El Espanyol, nuestro Espanyol, de hecho, ya está muerto: nos lo han matado. Desconectaríamos el espectro de lo que fue. Un espectro al que nos apegamos como si fuera el objeto de nuestro amor. Porque se le parece. Porque nosotros queremos creer que hay una línea de continuidad entre lo que fue, lo que es y lo que será. Una identidad, mínima, que nos permite reconocerle. Pero sólo es una ilusión, en el peor sentido de la expresión.
No hay ningún argumento racional para pensar que al club le espera un futuro mínimamente digno. El gran objetivo de la próxima temporada es -desde el inicio y con poca solidez- quedar el cuarto por la cola. Lo más probable es que no se logre, que rompamos los ciclos de dos descensos cada muchos años (tres ciclos, seis descensos y seis ascensos inmediatos) y pasamos a ser un club de Segunda. Y, a partir de ahí, decadencia y degradación. No quiero vivirlo.
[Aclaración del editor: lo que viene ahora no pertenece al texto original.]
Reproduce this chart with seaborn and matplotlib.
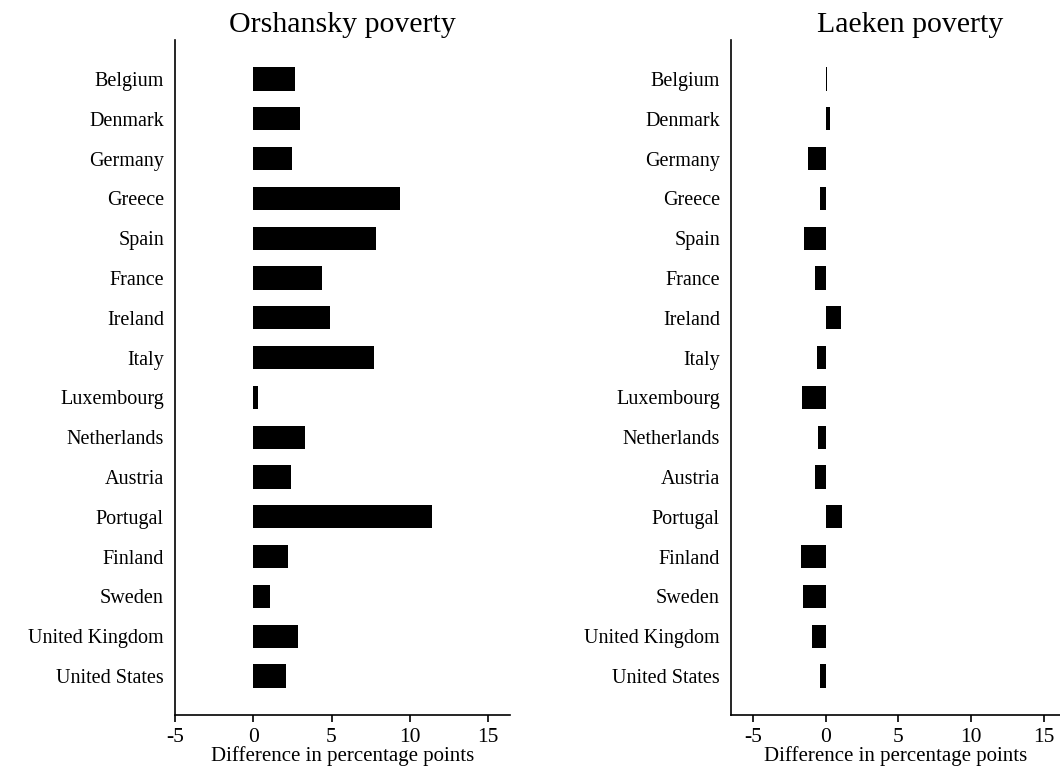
import matplotlib
matplotlib.use("Agg")
import matplotlib.pyplot as plt
import seaborn as sns
import pandas as pd

countries = ["Belgium", "Denmark", "Germany", "Greece", "Spain", "France",
             "Ireland", "Italy", "Luxembourg", "Netherlands", "Austria",
             "Portugal", "Finland", "Sweden", "United Kingdom", "United States"]

# difference in percentage points
orshansky = [2.65, 2.97, 2.49, 9.39, 7.83, 4.36, 4.90, 7.69, 0.29, 3.32,
             2.38, 11.43, 2.23, 1.10, 2.87, 2.06]
laeken = [0.07, 0.27, -1.19, -0.37, -1.51, -0.71, 1.03, -0.60, -1.60, -0.55,
          -0.71, 1.12, -1.70, -1.53, -0.92, -0.41]

xticks = [-5, 0, 5, 10, 15]

df = pd.DataFrame({"country": countries, "orshansky": orshansky, "laeken": laeken})

sns.set_style("ticks")
plt.rcParams["font.family"] = ["Liberation Serif", "DejaVu Serif"]
plt.rcParams["text.color"] = "black"
plt.rcParams["axes.labelcolor"] = "black"
plt.rcParams["xtick.color"] = "black"
plt.rcParams["ytick.color"] = "black"

W, H = 1060, 778
fig = plt.figure(figsize=(W / 100, H / 100), dpi=100)
bottom, top = 715, 40
ax1 = fig.add_axes([175 / W, 1 - bottom / H, 335 / W, (bottom - top) / H])
ax2 = fig.add_axes([731 / W, 1 - bottom / H, 329 / W, (bottom - top) / H])

panels = [
    (ax1, "orshansky", "Orshansky poverty", (-5, 16.4), 0.5),
    (ax2, "laeken", "Laeken poverty", (-6.5, 16.1), 0.544),
]

for ax, col, title, xlim, tx in panels:
    sns.barplot(data=df, x=col, y="country", orient="h", color="black",
                saturation=1, width=0.58, ax=ax, linewidth=0)
    ax.set_xlim(*xlim)
    ax.set_ylim(15.98, -0.98)
    ax.set_xticks(xticks)
    ax.set_xticklabels([str(t) for t in xticks])
    ax.set_ylabel("")
    ax.set_xlabel("Difference in percentage points", fontsize=15, labelpad=0)
    ax.set_title(title, fontsize=21.5, x=tx, pad=6)
    sns.despine(ax=ax)
    for s in ["left", "bottom"]:
        ax.spines[s].set_linewidth(1.2)
        ax.spines[s].set_color("black")
    ax.tick_params(axis="y", length=0, pad=8, labelsize=14.5)
    ax.tick_params(axis="x", length=5, width=1.2, direction="out",
                   labelsize=15.5, pad=4)

fig.savefig("out.png", dpi=100)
¿Y qué será de nosotros? Seguiremos amando lo que amamos: una idea, una abstracción, una identidad rebelde. Sin tener que sufrir por contingencias como el resultado de un partido. Sin disgustarnos por los jugadores que se marchan. Sin enfadarnos con una propiedad que ha logrado acabar con el club. Y, sobre todo, evitar el malvivir de un club agónico sin esperanza ni futuro alguno.